[START OF STORED ROWS]

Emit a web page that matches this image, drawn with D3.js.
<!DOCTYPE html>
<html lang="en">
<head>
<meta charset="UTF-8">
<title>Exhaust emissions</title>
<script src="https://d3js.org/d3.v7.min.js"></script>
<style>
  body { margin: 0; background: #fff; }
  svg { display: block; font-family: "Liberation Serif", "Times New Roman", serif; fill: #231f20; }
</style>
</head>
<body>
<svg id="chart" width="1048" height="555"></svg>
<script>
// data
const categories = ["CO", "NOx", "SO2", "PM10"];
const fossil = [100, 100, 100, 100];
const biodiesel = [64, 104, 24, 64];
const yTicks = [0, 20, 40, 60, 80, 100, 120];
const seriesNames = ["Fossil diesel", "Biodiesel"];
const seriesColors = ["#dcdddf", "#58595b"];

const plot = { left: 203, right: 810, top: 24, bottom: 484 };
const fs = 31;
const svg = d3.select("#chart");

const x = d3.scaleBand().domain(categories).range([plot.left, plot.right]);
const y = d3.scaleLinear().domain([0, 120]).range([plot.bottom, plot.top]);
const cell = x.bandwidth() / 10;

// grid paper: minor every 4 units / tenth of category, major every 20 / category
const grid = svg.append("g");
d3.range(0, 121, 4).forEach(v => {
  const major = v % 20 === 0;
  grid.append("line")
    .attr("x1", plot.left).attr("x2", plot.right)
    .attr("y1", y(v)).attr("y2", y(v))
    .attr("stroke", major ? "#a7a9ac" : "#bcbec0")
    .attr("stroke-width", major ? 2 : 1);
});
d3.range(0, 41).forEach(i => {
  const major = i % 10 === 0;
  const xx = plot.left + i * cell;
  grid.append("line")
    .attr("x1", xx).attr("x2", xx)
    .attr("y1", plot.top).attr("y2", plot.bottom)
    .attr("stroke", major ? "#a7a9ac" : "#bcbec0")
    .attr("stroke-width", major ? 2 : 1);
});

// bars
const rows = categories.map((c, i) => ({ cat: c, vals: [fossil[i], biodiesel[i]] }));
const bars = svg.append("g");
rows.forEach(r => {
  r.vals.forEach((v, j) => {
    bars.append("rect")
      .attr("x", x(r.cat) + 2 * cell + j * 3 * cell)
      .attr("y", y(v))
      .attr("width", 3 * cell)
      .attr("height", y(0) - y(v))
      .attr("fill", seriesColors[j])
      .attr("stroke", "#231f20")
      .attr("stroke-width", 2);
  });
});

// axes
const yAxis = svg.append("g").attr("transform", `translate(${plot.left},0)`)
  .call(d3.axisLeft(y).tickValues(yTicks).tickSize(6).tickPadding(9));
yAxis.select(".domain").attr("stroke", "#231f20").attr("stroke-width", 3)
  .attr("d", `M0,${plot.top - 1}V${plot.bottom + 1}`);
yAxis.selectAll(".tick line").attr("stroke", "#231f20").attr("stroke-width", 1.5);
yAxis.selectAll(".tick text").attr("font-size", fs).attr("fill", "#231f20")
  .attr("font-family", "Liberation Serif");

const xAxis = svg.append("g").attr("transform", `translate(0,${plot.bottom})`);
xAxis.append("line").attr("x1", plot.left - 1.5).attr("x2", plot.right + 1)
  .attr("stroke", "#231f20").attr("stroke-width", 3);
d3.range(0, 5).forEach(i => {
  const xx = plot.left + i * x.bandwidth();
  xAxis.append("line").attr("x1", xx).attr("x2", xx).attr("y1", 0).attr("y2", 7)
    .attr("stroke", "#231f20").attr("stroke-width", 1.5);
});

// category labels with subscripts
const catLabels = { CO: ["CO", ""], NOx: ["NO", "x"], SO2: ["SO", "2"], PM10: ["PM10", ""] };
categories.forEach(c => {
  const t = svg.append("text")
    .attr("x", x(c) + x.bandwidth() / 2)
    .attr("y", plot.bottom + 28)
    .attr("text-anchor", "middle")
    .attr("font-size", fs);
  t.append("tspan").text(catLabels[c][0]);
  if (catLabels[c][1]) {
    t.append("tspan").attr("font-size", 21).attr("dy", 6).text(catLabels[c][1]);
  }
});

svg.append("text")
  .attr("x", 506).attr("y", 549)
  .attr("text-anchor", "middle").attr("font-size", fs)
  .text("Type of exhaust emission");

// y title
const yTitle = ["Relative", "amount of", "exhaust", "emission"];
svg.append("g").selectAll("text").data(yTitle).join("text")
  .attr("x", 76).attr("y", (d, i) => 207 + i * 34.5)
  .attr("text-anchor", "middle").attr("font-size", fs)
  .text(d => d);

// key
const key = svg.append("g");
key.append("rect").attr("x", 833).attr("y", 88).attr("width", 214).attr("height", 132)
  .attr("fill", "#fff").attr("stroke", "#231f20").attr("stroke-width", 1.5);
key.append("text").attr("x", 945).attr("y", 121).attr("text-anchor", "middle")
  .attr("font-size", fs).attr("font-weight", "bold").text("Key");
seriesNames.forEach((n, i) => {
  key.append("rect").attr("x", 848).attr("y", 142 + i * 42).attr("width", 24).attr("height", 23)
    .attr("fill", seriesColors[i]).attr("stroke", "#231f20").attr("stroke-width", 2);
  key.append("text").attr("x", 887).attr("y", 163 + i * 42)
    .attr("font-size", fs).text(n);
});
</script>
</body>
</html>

[END OF STORED ROWS]
[START OF STORED ROWS]

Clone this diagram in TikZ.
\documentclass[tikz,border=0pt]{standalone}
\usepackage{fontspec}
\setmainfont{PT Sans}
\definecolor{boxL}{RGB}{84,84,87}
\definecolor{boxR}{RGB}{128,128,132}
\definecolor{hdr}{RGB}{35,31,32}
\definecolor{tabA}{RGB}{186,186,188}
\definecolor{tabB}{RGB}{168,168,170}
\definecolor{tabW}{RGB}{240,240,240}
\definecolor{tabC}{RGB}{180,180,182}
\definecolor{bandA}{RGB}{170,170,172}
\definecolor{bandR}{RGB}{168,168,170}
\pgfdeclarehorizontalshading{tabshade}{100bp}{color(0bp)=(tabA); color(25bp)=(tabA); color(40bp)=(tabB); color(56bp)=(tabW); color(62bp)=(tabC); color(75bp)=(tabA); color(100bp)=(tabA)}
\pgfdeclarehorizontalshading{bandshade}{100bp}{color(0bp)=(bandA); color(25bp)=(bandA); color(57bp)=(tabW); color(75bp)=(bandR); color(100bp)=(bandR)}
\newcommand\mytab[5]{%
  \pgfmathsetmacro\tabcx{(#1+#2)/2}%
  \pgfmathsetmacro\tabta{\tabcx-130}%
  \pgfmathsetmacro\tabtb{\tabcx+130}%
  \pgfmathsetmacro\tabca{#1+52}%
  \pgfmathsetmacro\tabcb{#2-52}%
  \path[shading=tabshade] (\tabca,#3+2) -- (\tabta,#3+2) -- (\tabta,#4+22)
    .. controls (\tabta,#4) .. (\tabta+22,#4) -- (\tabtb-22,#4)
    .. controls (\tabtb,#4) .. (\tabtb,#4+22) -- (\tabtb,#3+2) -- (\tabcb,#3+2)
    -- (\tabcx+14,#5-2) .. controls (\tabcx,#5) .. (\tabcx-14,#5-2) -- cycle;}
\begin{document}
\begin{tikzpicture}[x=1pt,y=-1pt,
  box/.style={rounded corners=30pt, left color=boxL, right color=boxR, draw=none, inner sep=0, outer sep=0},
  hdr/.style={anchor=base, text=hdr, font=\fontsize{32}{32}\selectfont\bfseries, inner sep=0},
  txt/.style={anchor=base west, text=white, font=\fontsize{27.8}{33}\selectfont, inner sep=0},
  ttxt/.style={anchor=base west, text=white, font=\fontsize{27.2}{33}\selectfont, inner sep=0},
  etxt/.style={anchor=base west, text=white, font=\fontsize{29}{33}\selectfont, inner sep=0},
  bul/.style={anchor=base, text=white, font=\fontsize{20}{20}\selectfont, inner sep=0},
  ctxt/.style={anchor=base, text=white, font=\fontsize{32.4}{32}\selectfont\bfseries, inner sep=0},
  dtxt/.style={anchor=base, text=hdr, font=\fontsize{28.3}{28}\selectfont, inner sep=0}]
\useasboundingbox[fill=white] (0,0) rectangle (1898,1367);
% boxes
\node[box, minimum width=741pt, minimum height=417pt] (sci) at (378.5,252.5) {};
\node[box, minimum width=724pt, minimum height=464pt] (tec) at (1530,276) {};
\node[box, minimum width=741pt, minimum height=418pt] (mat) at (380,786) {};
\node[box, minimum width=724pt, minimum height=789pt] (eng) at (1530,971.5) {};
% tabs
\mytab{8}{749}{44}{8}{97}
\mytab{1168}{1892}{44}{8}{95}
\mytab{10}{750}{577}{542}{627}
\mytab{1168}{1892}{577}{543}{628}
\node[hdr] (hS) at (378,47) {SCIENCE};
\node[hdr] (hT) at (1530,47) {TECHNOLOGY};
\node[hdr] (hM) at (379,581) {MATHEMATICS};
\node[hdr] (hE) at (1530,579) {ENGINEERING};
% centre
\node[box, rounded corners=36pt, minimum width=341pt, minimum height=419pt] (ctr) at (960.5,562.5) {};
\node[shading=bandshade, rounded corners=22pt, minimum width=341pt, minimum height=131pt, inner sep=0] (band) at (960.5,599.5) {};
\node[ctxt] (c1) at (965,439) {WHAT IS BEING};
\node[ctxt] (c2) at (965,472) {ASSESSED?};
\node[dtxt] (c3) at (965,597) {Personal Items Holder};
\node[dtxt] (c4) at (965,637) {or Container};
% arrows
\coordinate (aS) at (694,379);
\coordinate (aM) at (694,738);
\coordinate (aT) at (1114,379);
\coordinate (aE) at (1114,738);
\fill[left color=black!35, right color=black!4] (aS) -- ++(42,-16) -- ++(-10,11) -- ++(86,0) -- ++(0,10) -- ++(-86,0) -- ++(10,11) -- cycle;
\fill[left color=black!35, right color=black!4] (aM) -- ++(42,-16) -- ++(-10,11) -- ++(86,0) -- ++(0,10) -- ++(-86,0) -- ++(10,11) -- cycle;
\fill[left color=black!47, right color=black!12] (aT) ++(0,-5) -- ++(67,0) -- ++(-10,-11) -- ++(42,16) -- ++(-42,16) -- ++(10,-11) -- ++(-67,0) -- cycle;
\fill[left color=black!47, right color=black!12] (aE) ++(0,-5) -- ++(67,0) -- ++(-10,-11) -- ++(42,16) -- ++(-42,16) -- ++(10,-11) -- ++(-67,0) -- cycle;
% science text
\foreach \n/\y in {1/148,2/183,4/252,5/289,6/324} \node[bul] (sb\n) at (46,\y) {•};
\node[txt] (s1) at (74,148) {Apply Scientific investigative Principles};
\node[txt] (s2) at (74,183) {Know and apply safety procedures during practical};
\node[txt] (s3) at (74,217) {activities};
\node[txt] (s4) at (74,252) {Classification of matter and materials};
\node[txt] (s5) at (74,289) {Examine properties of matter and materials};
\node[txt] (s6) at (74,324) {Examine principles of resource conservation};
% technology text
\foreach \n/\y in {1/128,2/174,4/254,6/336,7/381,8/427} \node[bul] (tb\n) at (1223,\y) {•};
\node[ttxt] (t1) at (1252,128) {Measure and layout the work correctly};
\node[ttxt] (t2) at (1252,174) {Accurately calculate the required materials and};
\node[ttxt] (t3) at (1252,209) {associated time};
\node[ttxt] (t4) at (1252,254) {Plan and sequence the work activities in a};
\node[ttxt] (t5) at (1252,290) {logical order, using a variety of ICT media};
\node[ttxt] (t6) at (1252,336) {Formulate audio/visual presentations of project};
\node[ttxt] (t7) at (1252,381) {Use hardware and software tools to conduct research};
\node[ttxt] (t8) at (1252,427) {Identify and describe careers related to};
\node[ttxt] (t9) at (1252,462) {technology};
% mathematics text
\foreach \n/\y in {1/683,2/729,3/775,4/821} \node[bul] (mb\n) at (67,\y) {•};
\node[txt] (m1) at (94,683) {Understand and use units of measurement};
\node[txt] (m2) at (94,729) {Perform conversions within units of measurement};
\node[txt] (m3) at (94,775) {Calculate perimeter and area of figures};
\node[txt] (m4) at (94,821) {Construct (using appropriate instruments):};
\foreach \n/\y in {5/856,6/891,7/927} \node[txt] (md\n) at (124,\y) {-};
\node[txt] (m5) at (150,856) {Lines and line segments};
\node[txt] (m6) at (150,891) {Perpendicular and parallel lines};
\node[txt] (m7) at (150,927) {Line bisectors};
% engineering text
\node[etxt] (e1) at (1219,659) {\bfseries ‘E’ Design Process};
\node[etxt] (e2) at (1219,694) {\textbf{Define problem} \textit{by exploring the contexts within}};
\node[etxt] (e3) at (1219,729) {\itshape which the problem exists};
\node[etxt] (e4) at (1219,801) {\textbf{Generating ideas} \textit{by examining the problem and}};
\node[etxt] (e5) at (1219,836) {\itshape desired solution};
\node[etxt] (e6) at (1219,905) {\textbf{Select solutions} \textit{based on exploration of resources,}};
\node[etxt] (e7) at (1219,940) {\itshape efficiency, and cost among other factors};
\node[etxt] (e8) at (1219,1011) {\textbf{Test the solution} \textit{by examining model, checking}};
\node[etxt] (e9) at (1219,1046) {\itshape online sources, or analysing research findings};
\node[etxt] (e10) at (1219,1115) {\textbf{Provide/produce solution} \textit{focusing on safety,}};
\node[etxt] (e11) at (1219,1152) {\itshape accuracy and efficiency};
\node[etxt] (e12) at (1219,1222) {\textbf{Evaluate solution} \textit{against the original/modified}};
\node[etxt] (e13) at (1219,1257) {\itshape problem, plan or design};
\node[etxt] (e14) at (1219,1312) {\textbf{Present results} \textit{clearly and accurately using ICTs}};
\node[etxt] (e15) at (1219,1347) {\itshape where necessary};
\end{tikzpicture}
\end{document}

[END OF STORED ROWS]

Search the listing for the word "this" and return each line that holds it.

# CORRECT RESULT:
Emit a web page that matches this image, drawn with D3.js.
Clone this diagram in TikZ.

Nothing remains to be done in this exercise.